В этот вечер я родился писателем.

Зеленых книжечек сборников "Знание" все ждали с величайшим нетерпением. Только выйдут, их моментально расхватывают в магазинах.

Горьковские сборники имели громадное значение. Они стали выходить, когда революционные настроения закипали все больше и больше. Сборники "Знание" помогали подыматься этим настроениям. Помещаемые в них художественные произведения, конечно, не были революционными в прямом значении этого слова, да это и невозможно было при тогдашней цензуре. Но таково удивительное действие внутренне честной, правдивой художественной вещи, что она, не призывая прямо к революции, прокладывает к ней широкую дорогу в сердцах, в чувствах людей.

Горький сумел сгруппировать вокруг издательства "Знание" все лучшее, что было среди писателей. Все же гнилое гнал беспощадно и яро.

Горький был не только гениальный, незабываемый пролетарский писатель, но и удивительный организатор. Две эти черты особенно ярко его характеризуют. Кипучая энергия всегда билась в его груди и сказывалась в его соприкосновении со всем окружающим. Неуемная жажда, неуемная энергия, бившаяся в груди Алексея Максимовича, прорывалась во всем - во встречах с людьми, в характеристиках людей, в его разборе произведений молодых писателей, в его указаниях им, как писать, как освещать явления быта, общественности, всего окружающего.

…Я принес ему для сборника "Знание" мой рассказ "Маленький шахтер". Это - рассказ о мальчугане, сыне шахтера. Мальчика спустили в шахты откачивать ручной помпой воду. Он работает в темноте один и медленно, унывно считает: раз, два… тоненьким голоском. Все шахтеры наверху - праздник. Алексею Максимовичу рассказ понравился.

- Хорошо! - сказал он, нажимая на "о". Да вдруг поднялся во весь свой рост, протянул руку и проговорил взволнованно:

- Вы не забывайте: шахтеры - ведь это же рабочие! Они ведь создают все, что кругом. У вас они только бедненькие, забитые, - жалко их… А ведь это не вся правда. Шахты-то кто попрорыл? Кто взрывал каменные неприступные пласты? От воды-то захлебываются, - кто откачивал? Вот у вас этот мальчонок, - ну, жалко его, конечно. Но вырастет, он же настоящий, потомственный шахтер будет! Перед ним земля-то, недра раздвигаться будут. Это вот, знаете, забываем мы все… А надо помнить. А раз помнить, значит, и изображать.

Я шел от него, оглушенный. Мимо катился шумный Невский, и фонари заливали его, и не было голубых теней.

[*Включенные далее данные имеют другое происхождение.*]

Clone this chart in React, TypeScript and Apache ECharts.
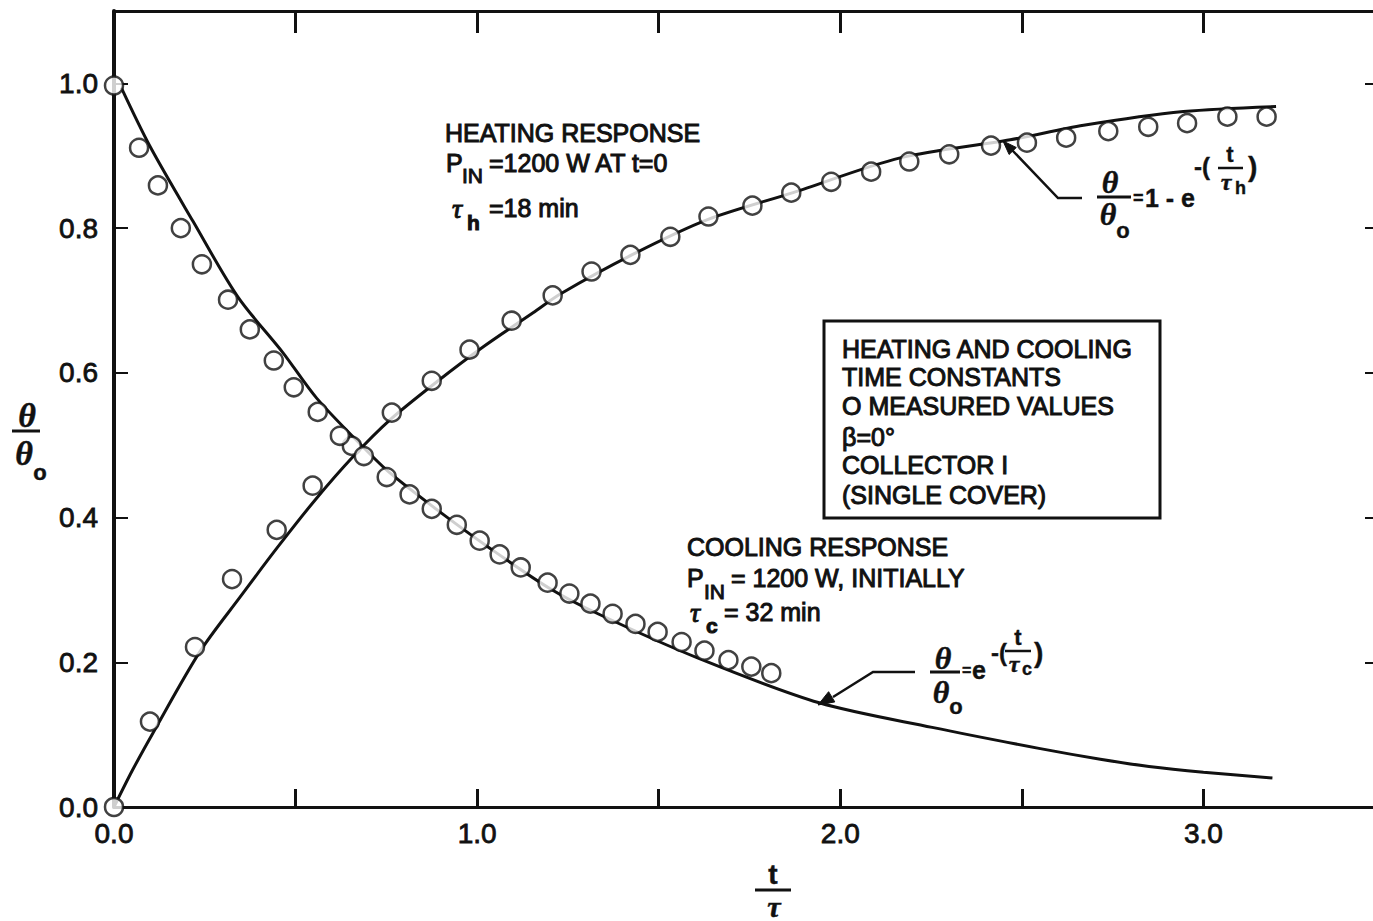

"Как же это я мог пропустить такую громадину? - говорил я в сотый раз сам себе. - Ведь рабочий, ведь он же - творец. Ведь, действительно, нельзя же его изображать только бедненьким, забитым, темным. Ведь это же мировая сила, которая в конце концов свернет шею мировой буржуазии".

И сколько мне ни приходилось потом наблюдать Горького, когда он помогал молодым начинающим писателям, всегда Горький поправлял и направлял не только в области литературной техники, но еще больше в области изображения той силы, которая заложена в массах.

В боях фронт всегда выдвигает впереди себя отдельные части. На них сыпятся злые удары врагов.